Re Sciaboletta è tornato. Ora riportiamo a casa il Cinghialone

E dopo il sovrano è giunto il tempo di far tornare anche Bettino Craxi

Re Sciaboletta è tornato. Ora riportiamo a casa il Cinghialone. Il Presidente Sergio Mattarella non ce ne voglia. Il via libera al rientro in Italia del sovrano gli rende onore. Ma non è abbastanza. Al di là del Mediterraneo riposa la salma di un altro italiano meritevole di venir sepolto con tutti gli onori. Quell'italiano si chiama Bettino Craxi. Certo sui suoi resti, a differenza di quelli di Vittorio Emanuele III non pesa un formale divieto di rientro. E la decisione di lasciarlo ad Hammamet è stata essenzialmente una scelta della famiglia. Il ritorno della salma del sovrano deve però spingere governo e politica italiana a pretendere la fine dell'esilio post mortem di Craxi. Sul re pesano tre peccati capitali come la condivisione del potere con il Fascismo, l'accettazione delle leggi razziali e la fuga da Roma dopo l'8 settembre. Nulla di così inglorioso viene addebitato a Bettino. Anzi più passano gli anni più diventa evidente, e lo scrive uno che mai fu craxiano o socialista, la sua grandezza politica.

Vittorio Emanuele III scese a patti con Mussolini. Bettino Craxi non lo fece con nessuno. All'interno della sinistra europea fu tra i primi a condannare marxismo e dittatura sovietica. Nella Nato non si fece mai mettere i piedi in testa da Washington e, come Mattei, non rinunciò al sogno di trasformare l'Italia in una potenza del Mediterraneo. Nella notte di Sigonella mandò i carabinieri a fronteggiare le forze speciali americane mentre al telefono trattava con Reagan e Arafat. Nel 1987 fregò Parigi a casa propria anticipando un colpo di stato francese in Tunisia e portando al potere Ben Alì. Un anno prima salvò la vita al Colonnello Gheddafi avvertendolo della decisione americana di bombardare la sua residenza. Ma quando si trattò di schierare i missili Pershing e Cruise per contrastare quelli sovietici fu il primo ad appoggiare Washington contribuendo, come riconobbe l'ex segretario di Stato Usa Zbigniew Brzezinski, alla sconfitta dell'Urss. Ma anche in patria le sue scelte di precursore superano le condanne per corruzione e finanziamento illecito. Da premier fu il primo a proporre un progetto di grande riforma costituzionale in chiave presidenziale che ci avrebbe risparmiato i tormenti degli ultimi anni. Con lui l'Italia entrò nel club delle cinque grandi potenze economiche mondiali e si liberò da quell'inflazione che distruggeva i redditi degli italiani. Ma grazie a lui finì anche la dipendenza dal monopolio Rai. E dell'ultima, poco illustre, fase della sua carriera va ricordata la determinazione e la dignità con cui ammise le accuse per corruzione ricordando ai «finti moralisti» di essersi finanziati con le stesse tangenti.
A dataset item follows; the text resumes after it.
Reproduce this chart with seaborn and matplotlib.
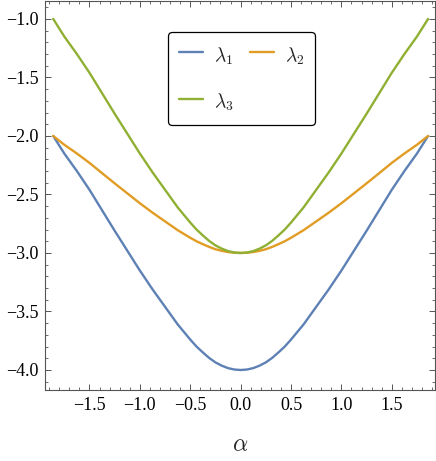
import numpy as np
import pandas as pd
import seaborn as sns
import matplotlib.pyplot as plt
from matplotlib.ticker import MultipleLocator

# values
alpha = [-1.86, -1.75, -1.625, -1.5, -1.375, -1.25, -1.125, -1.0, -0.875, -0.75,
         -0.625, -0.5, -0.4375, -0.375, -0.3125, -0.25, -0.1875, -0.125, -0.0625, 0.0,
         0.0625, 0.125, 0.1875, 0.25, 0.3125, 0.375, 0.4375, 0.5,
         0.625, 0.75, 0.875, 1.0, 1.125, 1.25, 1.375, 1.5, 1.625, 1.75, 1.86]
lam1 = [-2.00, -2.15, -2.30, -2.46, -2.635, -2.81, -2.98, -3.15, -3.31, -3.46,
        -3.61, -3.74, -3.80, -3.85, -3.897, -3.935, -3.963, -3.984, -3.996, -4.00,
        -3.996, -3.984, -3.963, -3.935, -3.897, -3.85, -3.80, -3.74,
        -3.61, -3.46, -3.31, -3.15, -2.98, -2.81, -2.635, -2.46, -2.30, -2.15, -2.00]
lam2 = [-2.00, -2.075, -2.15, -2.23, -2.318, -2.405, -2.49, -2.575, -2.655, -2.73,
        -2.805, -2.87, -2.90, -2.925, -2.948, -2.968, -2.982, -2.992, -2.998, -3.00,
        -2.998, -2.992, -2.982, -2.968, -2.948, -2.925, -2.90, -2.87,
        -2.805, -2.73, -2.655, -2.575, -2.49, -2.405, -2.318, -2.23, -2.15, -2.075, -2.00]
lam3 = [-1.00, -1.15, -1.30, -1.46, -1.635, -1.81, -1.98, -2.15, -2.31, -2.46,
        -2.61, -2.74, -2.80, -2.85, -2.897, -2.935, -2.963, -2.984, -2.996, -3.00,
        -2.996, -2.984, -2.963, -2.935, -2.897, -2.85, -2.80, -2.74,
        -2.61, -2.46, -2.31, -2.15, -1.98, -1.81, -1.635, -1.46, -1.30, -1.15, -1.00]

labels = [r'$\lambda_1$', r'$\lambda_2$', r'$\lambda_3$']
colors = ['#5E81B5', '#E19C24', '#8FB032']

df = pd.concat([
    pd.DataFrame({'alpha': alpha, 'value': lam1, 'series': labels[0]}),
    pd.DataFrame({'alpha': alpha, 'value': lam2, 'series': labels[1]}),
    pd.DataFrame({'alpha': alpha, 'value': lam3, 'series': labels[2]}),
])

sns.set_style("ticks")
plt.rcParams['font.family'] = ['Liberation Serif', 'DejaVu Serif']
plt.rcParams['mathtext.fontset'] = 'cm'
plt.rcParams['axes.unicode_minus'] = True

fig = plt.figure(figsize=(4.36, 4.61), dpi=100)
ax = fig.add_axes([0.104, 0.154, 0.894, 0.844])

sns.lineplot(data=df, x='alpha', y='value', hue='series', palette=colors,
             linewidth=1.7, ax=ax, legend=False, sort=False, estimator=None)

ax.set_xlim(-1.938, 1.93)
ax.set_ylim(-4.171, -0.846)
ax.xaxis.set_major_locator(MultipleLocator(0.5))
ax.xaxis.set_minor_locator(MultipleLocator(0.1))
ax.yaxis.set_major_locator(MultipleLocator(0.5))
ax.yaxis.set_minor_locator(MultipleLocator(0.1))
ax.tick_params(which='both', direction='in', top=True, right=True,
               color='#555555', labelsize=13, labelcolor='black')
ax.tick_params(which='major', length=4.5, width=0.7, pad=5)
ax.tick_params(which='minor', length=2.5, width=0.6)
for sp in ax.spines.values():
    sp.set_color('#555555')
    sp.set_linewidth(0.8)

ax.set_xlabel(r'$\alpha$', fontsize=17, labelpad=15)
ax.set_ylabel('')

# row 1: lambda1, lambda2; row 2: lambda3
handles = [plt.Line2D([], [], color=c, linewidth=1.7) for c in colors]
order = [0, 2, 1]
leg = ax.legend([handles[i] for i in order], [labels[i] for i in order],
                loc='upper left', bbox_to_anchor=(0.3156, 0.921),
                borderaxespad=0, ncol=2, fontsize=14, frameon=True, fancybox=True,
                handlelength=1.25, handleheight=1.65, handletextpad=0.55,
                columnspacing=0.85, labelspacing=1.08, borderpad=0.55)
leg.get_frame().set_edgecolor('black')
leg.get_frame().set_linewidth(0.9)
leg.get_frame().set_alpha(1)

fig.savefig('out.png', dpi=100)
Per tutto questo la salma di Bettino Craxi è la prima a dover tornare dopo quella di Vittorio Emanuele. E con tutti gli onori dovuti a un uomo di Stato le cui luci sorpassano di gran lunga le ombre.

E al cui cospetto molti premier e politici dell'ultima triste stagione appaiono come fuggevoli e grigi meteore.